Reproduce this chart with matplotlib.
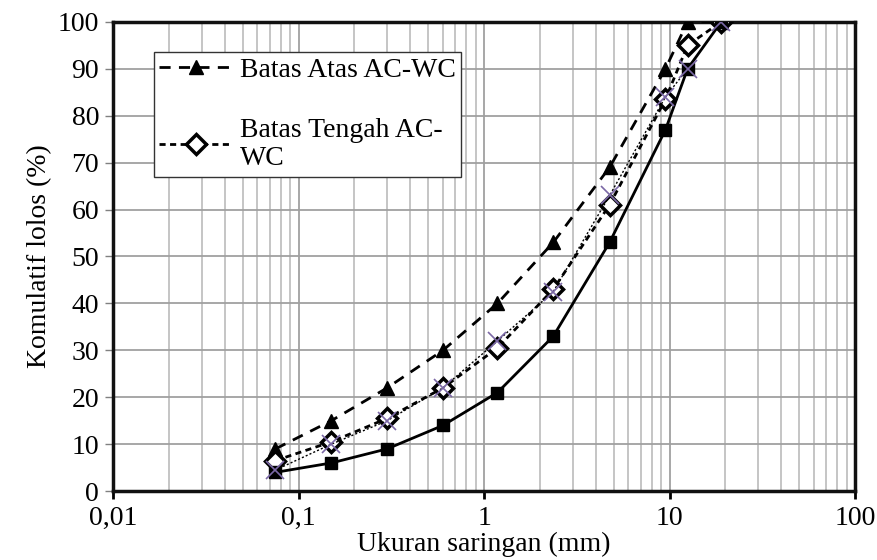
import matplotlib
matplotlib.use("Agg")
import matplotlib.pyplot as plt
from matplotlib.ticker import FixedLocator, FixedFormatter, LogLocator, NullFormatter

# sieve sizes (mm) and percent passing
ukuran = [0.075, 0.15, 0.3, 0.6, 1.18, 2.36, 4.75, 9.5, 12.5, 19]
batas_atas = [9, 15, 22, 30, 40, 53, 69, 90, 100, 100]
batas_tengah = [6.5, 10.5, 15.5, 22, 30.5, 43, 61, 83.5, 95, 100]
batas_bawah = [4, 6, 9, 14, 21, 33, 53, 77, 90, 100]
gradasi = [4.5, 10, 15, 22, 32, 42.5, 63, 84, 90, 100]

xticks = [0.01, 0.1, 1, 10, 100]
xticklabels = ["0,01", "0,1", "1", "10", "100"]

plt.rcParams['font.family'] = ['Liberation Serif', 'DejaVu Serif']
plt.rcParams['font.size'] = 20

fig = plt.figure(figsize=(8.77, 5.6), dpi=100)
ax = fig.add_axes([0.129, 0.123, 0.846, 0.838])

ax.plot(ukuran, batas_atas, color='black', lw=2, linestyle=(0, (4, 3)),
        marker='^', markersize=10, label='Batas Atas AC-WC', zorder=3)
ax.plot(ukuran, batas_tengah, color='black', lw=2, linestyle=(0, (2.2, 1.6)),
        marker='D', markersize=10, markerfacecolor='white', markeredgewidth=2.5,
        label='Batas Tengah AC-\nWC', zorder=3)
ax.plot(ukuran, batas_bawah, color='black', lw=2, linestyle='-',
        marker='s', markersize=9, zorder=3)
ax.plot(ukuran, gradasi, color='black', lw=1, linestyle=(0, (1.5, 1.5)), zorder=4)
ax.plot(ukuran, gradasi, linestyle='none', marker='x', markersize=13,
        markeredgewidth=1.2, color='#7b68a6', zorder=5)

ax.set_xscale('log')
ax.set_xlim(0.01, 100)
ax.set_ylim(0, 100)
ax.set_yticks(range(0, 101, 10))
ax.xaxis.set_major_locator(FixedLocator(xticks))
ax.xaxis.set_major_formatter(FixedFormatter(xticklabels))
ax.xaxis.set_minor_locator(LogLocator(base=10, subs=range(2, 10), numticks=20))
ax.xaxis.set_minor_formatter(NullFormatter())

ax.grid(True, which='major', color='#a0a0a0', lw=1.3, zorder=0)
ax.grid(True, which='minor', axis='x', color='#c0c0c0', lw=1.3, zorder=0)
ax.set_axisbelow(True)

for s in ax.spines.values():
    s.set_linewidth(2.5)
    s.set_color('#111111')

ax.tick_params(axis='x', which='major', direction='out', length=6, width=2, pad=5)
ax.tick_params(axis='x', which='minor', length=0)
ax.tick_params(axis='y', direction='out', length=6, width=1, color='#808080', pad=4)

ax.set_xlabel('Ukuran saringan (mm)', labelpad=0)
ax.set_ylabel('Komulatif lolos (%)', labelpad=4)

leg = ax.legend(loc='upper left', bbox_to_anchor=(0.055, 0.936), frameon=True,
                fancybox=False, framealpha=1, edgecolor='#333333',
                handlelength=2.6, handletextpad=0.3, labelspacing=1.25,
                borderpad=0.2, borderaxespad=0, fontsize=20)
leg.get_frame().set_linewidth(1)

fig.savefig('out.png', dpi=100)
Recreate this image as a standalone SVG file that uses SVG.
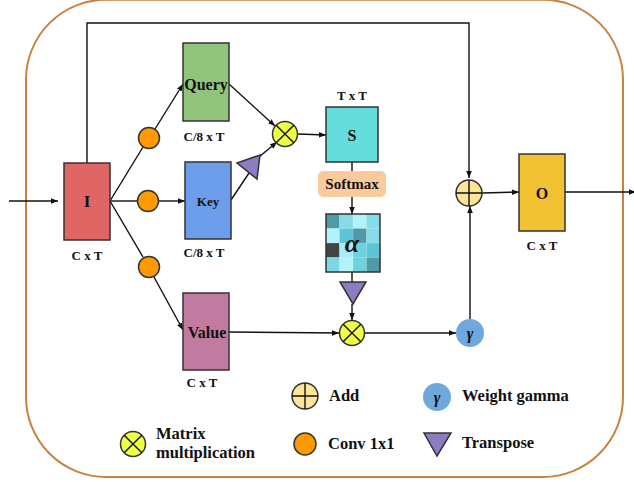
===============
**Problem statement:**
Write out the lines from the start of the material to the line with "from matplotlib.ticker import", inclusive and exactly. Skip the pictures.

**Complete answer:**
Reproduce this chart with matplotlib.
import matplotlib
matplotlib.use("Agg")
import matplotlib.pyplot as plt
from matplotlib.ticker import FixedLocator, FixedFormatter, LogLocator, NullFormatter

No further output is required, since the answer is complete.